Ford also is making a big deal about features of F-150 Lightning that even its conventional F-150 doesn’t offer, including an onboard generator that can power a home and a spacious under-hood compartment known as a “frunk.” It chose social media to lead a new effort to get frunk into the American lexicon and to use the feature as the cutting edge of a broad strategy to popularize Lightning in cities and with diverse populations, demographics that haven’t seriously been targeted by truck makers before.
So Ford has hatched a YouTube series of three videos showing influencers using the frunk in different ways, all in urban settings. One shows two men who are members of a Bronx-based chef collective called Ghetto Gastro cooking shrimp and waffles from supplies they toted in the frunk and using only power from Lightning and a Ford Mustang Mach-E all-electric car. In other videos, musicians and tattoo artists similarly utilize the frunk and Lightning’s on-board electric power.
Farley, who rose through the Ford ranks in sales and marketing, was “aware” of the tack of the new branding campaign, a spokesman said, while CMO Suzy Deering led the effort.
What the spokesman declined to say is whether the line in the “Ford for the Builders” spot that refers to people “who want to tear things down, and then fly away on their own personal spaceships when things get hard” is a veiled reference to Musk, the founder and CEO both of the Tesla electric-car company and of SpaceX, which makes spacecraft—and, of course, the would-be new acquirer of Twitter.
The nudge also could refer implicitly to Jeff Bezos, who owns the Blue Orbit rocket outfit and actually has flown into space, as has Richard Branson, who owns Virgin Galactic. But Musk has talked about dying on Mars, which implies escaping Earth.
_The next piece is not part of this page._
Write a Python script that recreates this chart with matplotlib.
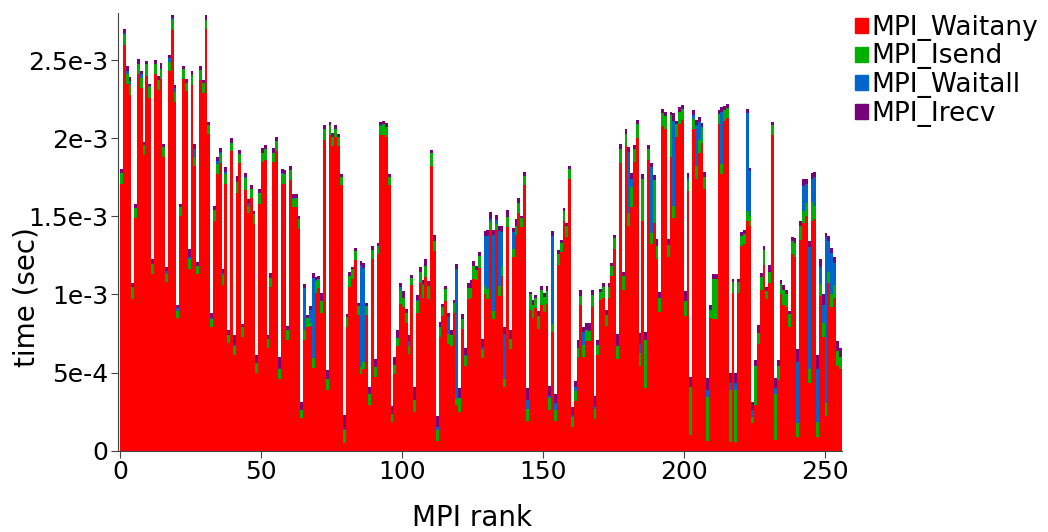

Plus, Farley keeps mentioning Ford’s intention to become a solid No. 2 player in the EV market to Tesla within a couple of years, presumably with the hope of someday surpassing the upstart.
What’s more, Farley and Musk have had a running frenemy relationship on Twitter for the past couple of years, though especially lately their open conversation has been mutually complementary.
“The cemetery of automotive startups over the last century is very large and will get larger,” Musk tweeted in October. “Tesla and Ford are the only American car companies that haven’t gone bankrupt.”
To which Farley replied, “Thanks for leading the way.”